Some 150 years ago, missionaries travelled through the artificial divides of time, race, geography, culture and circumstance, to bring the promise of Christ’s gospel of salvation to children of “another” dispensation. Those missionaries had nothing to gain, either materially or experientially, from that singularly one-way transaction. Most of them ultimately fell victim to social isolation, deadly tropical diseases as epitomised by malaria, importunity, and other unpredictable vagaries of life, including Reverend TJ Dennis, who died at sea on his way back to England following his eventful tour of Eastern Nigeria. Those men of faith gave of their own lives so that we, in turn, could see. It is now left to us as moral beings to repay that “blood debt” by making that exceptional gift of “deliverance” accessible to yet another generation of youth, and in that selfless effort, achieve the union of Heaven unto Earth.
As in all human affairs, this novel approach to educational sustenance will predictably go through Arthur Schopenhauer’s triple motif of acceptance: first, the concept will be seen as utterly ridiculous (why save for a “rainy day” when it’s already storming outdoors), before being violently opposed in the second stage, especially by those who are already resigned to or are indifferent to the decrepitude of the educational enterprise in Nigeria, before the third and final stage when the once-novel concept will be accepted as self-evident truth.
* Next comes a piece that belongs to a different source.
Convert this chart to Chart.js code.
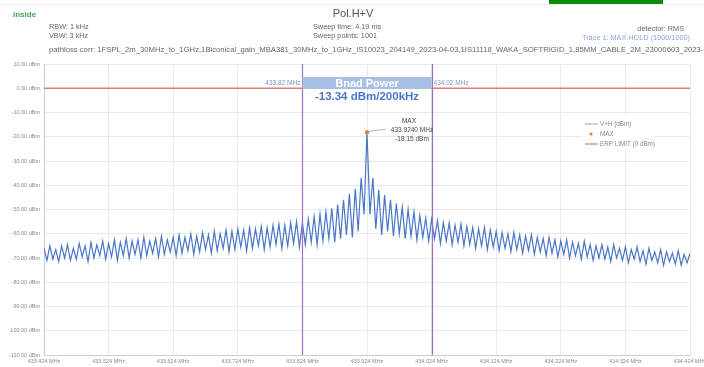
<!DOCTYPE html>
<html>
<head>
<meta charset="utf-8">
<script src="https://cdn.jsdelivr.net/npm/chart.js@4.4.0/dist/chart.umd.min.js"></script>
<style>
  html, body { margin: 0; padding: 0; background: #fff; }
  #wrap { width: 704px; height: 367px; }
</style>
</head>
<body>
<div id="wrap"><canvas id="spec" width="704" height="367"></canvas></div>
<script>
// sweep span (MHz), evenly spaced trace points
const FREQ_START = 433.424;
const FREQ_STOP = 434.424;

// trace 1, max hold (dBm)
const traceLeft = [
  -66, -71, -65, -70.5, -66.5, -71.5, -65, -70, -64.5, -71,
  -66, -70.5, -64, -69.5, -65, -71.5, -63.5, -70, -64.5, -69,
  -63, -70.5, -64, -69.5, -62.5, -71, -63.5, -69, -62, -70,
  -63, -68.5, -62.5, -70, -61.5, -69, -63, -68, -62, -69.5,
  -61, -68.5, -62.5, -67.5, -61.5, -69, -60.5, -68, -61.5, -67,
  -60, -68.5, -61, -67.5, -59.5, -66.5, -60.5, -68, -59, -67,
  -60, -66, -58.5, -67.5, -59, -66.5, -58, -65.5, -58.5, -67,
  -57.5, -66, -58, -65, -57, -66.5, -57.5, -65.5, -56.5, -64.5,
  -56, -66, -56.5, -65, -55.5, -64, -55, -65.5, -55.5, -64.5,
  -54, -63.5, -53, -64.5, -52, -63, -51, -62, -49.5, -63.5,
  -48, -62, -46, -60.5, -43.5, -61.5, -41.5, -59, -37, -52
];
const tracePeak = [-18.15];
const traceRight = [
  -52,
  -37, -58, -42, -60.5, -44, -59, -46, -61, -47.5, -60,
  -49, -62, -50, -61, -51, -62.5, -52.5, -61.5, -53.5, -63,
  -54, -62, -54.5, -64, -55.5, -63, -55.5, -64.5, -56.5, -63.5,
  -56, -65, -57, -64.5, -57.5, -66, -58, -65, -57.5, -66.5,
  -58.5, -65.5, -59, -67, -59.5, -66, -60, -67.5, -59.5, -66.5,
  -60.5, -68, -61, -67, -60.5, -68.5, -61.5, -67.5, -62, -69,
  -61.5, -68, -62.5, -69.5, -63, -68.5, -62.5, -70, -63.5, -69,
  -64, -70.5, -63, -69.5, -64.5, -71, -65, -70, -64.5, -70.5,
  -65.5, -71.5, -64.5, -70, -66, -71, -65.5, -72, -66.5, -70.5,
  -65.5, -71.5, -67, -72.5, -66, -71, -67.5, -72, -66.5, -73,
  -67.5, -71.5, -68, -72.5, -67, -73, -68.5, -72, -68
];

const xTicks = [433.424, 433.524, 433.624, 433.724, 433.824, 433.924,
                434.024, 434.124, 434.224, 434.324, 434.424];
const Y_MIN = -110, Y_MAX = 10, Y_STEP = 10;

const maxFreq = 433.924;
const maxDbm = -18.15;
const limitDbm = 0;
const bandEdges = [433.824, 434.024];
const bandPowerText = '-13.34 dBm/200kHz';

const traceDbm = traceLeft.concat(tracePeak, traceRight);
const stepMHz = (FREQ_STOP - FREQ_START) / (traceDbm.length - 1);
const tracePts = traceDbm.map((v, i) => ({ x: FREQ_START + i * stepMHz, y: v }));

const FONT = '"Liberation Sans", Arial, sans-serif';
const BLUE = '#4a76c6';
const ORANGE = '#ed7d31';
const RED = '#e07b7b';
const PURPLE = '#9a70c2';

// header, band edges, band power box, marker text, legend
const overlay = {
  id: 'overlay',
  afterDatasetsDraw(chart) {
    const { ctx, chartArea } = chart;
    const xs = chart.scales.x, ys = chart.scales.y;
    ctx.save();

    // band edge markers
    ctx.strokeStyle = PURPLE;
    ctx.lineWidth = 1.2;
    bandEdges.forEach(f => {
      const px = Math.round(xs.getPixelForValue(f)) + 0.5;
      ctx.beginPath();
      ctx.moveTo(px, chartArea.top);
      ctx.lineTo(px, chartArea.bottom);
      ctx.stroke();
    });

    // band power banner
    const bx0 = xs.getPixelForValue(bandEdges[0]);
    const bx1 = xs.getPixelForValue(bandEdges[1]);
    ctx.fillStyle = '#a9c0e6';
    ctx.fillRect(bx0, 77, bx1 - bx0, 12);
    ctx.fillStyle = '#ffffff';
    ctx.font = 'bold 11px ' + FONT;
    ctx.textAlign = 'center';
    ctx.textBaseline = 'middle';
    ctx.fillText('Bnad Power', (bx0 + bx1) / 2, 83.5);

    ctx.font = '6.5px ' + FONT;
    ctx.fillStyle = '#7d92c4';
    ctx.textAlign = 'right';
    ctx.fillText('433.82 MHz', bx0 - 2, 83);
    ctx.textAlign = 'left';
    ctx.fillText('434.02 MHz', bx1 + 2, 83);

    ctx.font = 'bold 11.5px ' + FONT;
    ctx.fillStyle = '#4a78c8';
    ctx.textAlign = 'center';
    ctx.fillText(bandPowerText, 367, 97);

    // max marker label
    const mx = xs.getPixelForValue(maxFreq), my = ys.getPixelForValue(maxDbm);
    ctx.strokeStyle = '#9a9a9a';
    ctx.lineWidth = 0.7;
    ctx.beginPath();
    ctx.moveTo(mx + 2, my - 1);
    ctx.lineTo(mx + 19, my - 3);
    ctx.stroke();
    ctx.font = '6.5px ' + FONT;
    ctx.fillStyle = '#444';
    ctx.textAlign = 'center';
    ctx.fillText('MAX', 409, 121);
    ctx.fillText(maxFreq.toFixed(4) + ' MHz', 412, 130);
    ctx.fillText(maxDbm.toFixed(2) + ' dBm', 412, 139);

    // legend
    ctx.fillStyle = '#ffffff';
    ctx.fillRect(582, 116, 72, 34);
    ctx.lineWidth = 1.2;
    ctx.strokeStyle = '#9db5e0';
    ctx.beginPath(); ctx.moveTo(585, 124); ctx.lineTo(598, 124); ctx.stroke();
    ctx.fillStyle = ORANGE;
    ctx.beginPath(); ctx.arc(591, 134, 1.6, 0, Math.PI * 2); ctx.fill();
    ctx.strokeStyle = RED;
    ctx.beginPath(); ctx.moveTo(585, 144); ctx.lineTo(598, 144); ctx.stroke();
    ctx.font = '6.3px ' + FONT;
    ctx.fillStyle = '#888';
    ctx.textAlign = 'left';
    ctx.fillText('V+H (dBm)', 600, 124);
    ctx.fillText('MAX', 600, 134);
    ctx.fillText('ERP LIMIT (0 dBm)', 600, 144);

    ctx.restore();
  },
  afterDraw(chart) {
    const { ctx } = chart;
    ctx.save();
    ctx.fillStyle = '#0b8a0b';
    ctx.fillRect(549, 0, 114, 4);
    ctx.fillStyle = '#eeeeee';
    ctx.fillRect(0, 4, 704, 1);

    ctx.textBaseline = 'middle';
    ctx.textAlign = 'left';
    ctx.font = 'bold 8px ' + FONT;
    ctx.fillStyle = '#3aa655';
    ctx.fillText('inside', 13, 15);

    ctx.font = '7.3px ' + FONT;
    ctx.fillStyle = '#666';
    ctx.fillText('RBW: 1 kHz', 49, 27);
    ctx.fillText('VBW: 3 kHz', 49, 36);
    ctx.fillText('Sweep time: 4.19 ms', 313, 27);
    ctx.fillText('Sweep points: 1001', 313, 36);
    ctx.font = '7.7px ' + FONT;
    ctx.fillText('pathloss corr: 1FSPL_2m_30MHz_to_1GHz,1Biconical_gain_MBA381_30MHz_to_1GHz_IS10023_204149_2023-04-03,1IS11118_WAKA_SOFTRIGID_1,85MM_CABLE_2M_23000603_2023-04-03', 49, 50);
    ctx.font = '7.3px ' + FONT;
    ctx.textAlign = 'right';
    ctx.fillText('detector: RMS', 684, 29);
    ctx.fillStyle = '#86a6dc';
    ctx.fillText('Trace 1: MAX HOLD (1000/1000)', 690, 38);

    ctx.font = '11px ' + FONT;
    ctx.fillStyle = '#555';
    ctx.textAlign = 'center';
    ctx.fillText('Pol.H+V', 353, 14);
    ctx.restore();
  }
};

new Chart(document.getElementById('spec'), {
  type: 'line',
  data: {
    datasets: [
      {
        label: 'MAX',
        data: [{ x: maxFreq, y: maxDbm }],
        showLine: false,
        pointRadius: 2.2,
        pointBorderWidth: 0,
        pointBackgroundColor: ORANGE,
        pointBorderColor: ORANGE,
      },
      {
        label: 'V+H (dBm)',
        data: tracePts,
        borderColor: BLUE,
        borderWidth: 1.2,
        pointRadius: 0,
        tension: 0,
      },
      {
        label: 'ERP LIMIT (0 dBm)',
        data: [{ x: FREQ_START, y: limitDbm }, { x: FREQ_STOP, y: limitDbm }],
        borderColor: RED,
        borderWidth: 1.5,
        pointRadius: 0,
      },
    ],
  },
  options: {
    responsive: false,
    animation: false,
    devicePixelRatio: 1,
    layout: { padding: { top: 64, right: 14, bottom: 0, left: 0 } },
    plugins: { legend: { display: false }, tooltip: { enabled: false } },
    scales: {
      x: {
        type: 'linear',
        min: FREQ_START,
        max: FREQ_STOP,
        afterBuildTicks: scale => { scale.ticks = xTicks.map(v => ({ value: v })); },
        afterFit: scale => { scale.height = 12; scale.paddingLeft = 0; scale.paddingRight = 0; },
        grid: { color: '#e6e9ef', lineWidth: 1, drawTicks: false },
        border: { color: '#c9ced8' },
        ticks: {
          color: '#8a8a8a',
          font: { family: FONT, size: 5.5 },
          padding: 3,
          maxRotation: 0,
          autoSkip: false,
          callback: v => v.toFixed(3) + ' MHz',
        },
      },
      y: {
        min: Y_MIN,
        max: Y_MAX,
        afterFit: scale => { scale.width = 44; scale.paddingTop = 0; scale.paddingBottom = 0; },
        grid: { color: '#e6e9ef', lineWidth: 1, drawTicks: false },
        border: { color: '#c9ced8' },
        ticks: {
          stepSize: Y_STEP,
          color: '#8a8a8a',
          font: { family: FONT, size: 5.5 },
          padding: 4,
          callback: v => v.toFixed(2) + ' dBm',
        },
      },
    },
  },
  plugins: [overlay],
});
</script>
</body>
</html>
This endowment fund will not fall prey to the so-called “Nigerian Factor”: the administrative process will be entirely transparent, the results will be potentially transformative, and every single dime will be exhaustively accounted for. It is encouraging to me that only four trustees, all alumni of this grand old school, have already donated in excess of $130,000:00 to help inaugurate this fund. So far, we have already raised in excess of $400,000:00 (US), all from alumni at home and in the Nigerian diaspora. Our goal is to reach $500,000:00 by the end of this calendar year, and hopefully, breach our target corpus of $2,500,000:00, by the year of our centennial, in 2025.
Our reprise, paraphrasing Shakespeare’s Henry V, should be, “once more unto the breach, my fellow alumni, just once more time…. close this wall up with our Igbo dead.” Or better yet, this time from the immortal Ayn Rand: If it’s worth doing, it’s worth overdoing. We should not fail. We cannot fail. We dare not fail.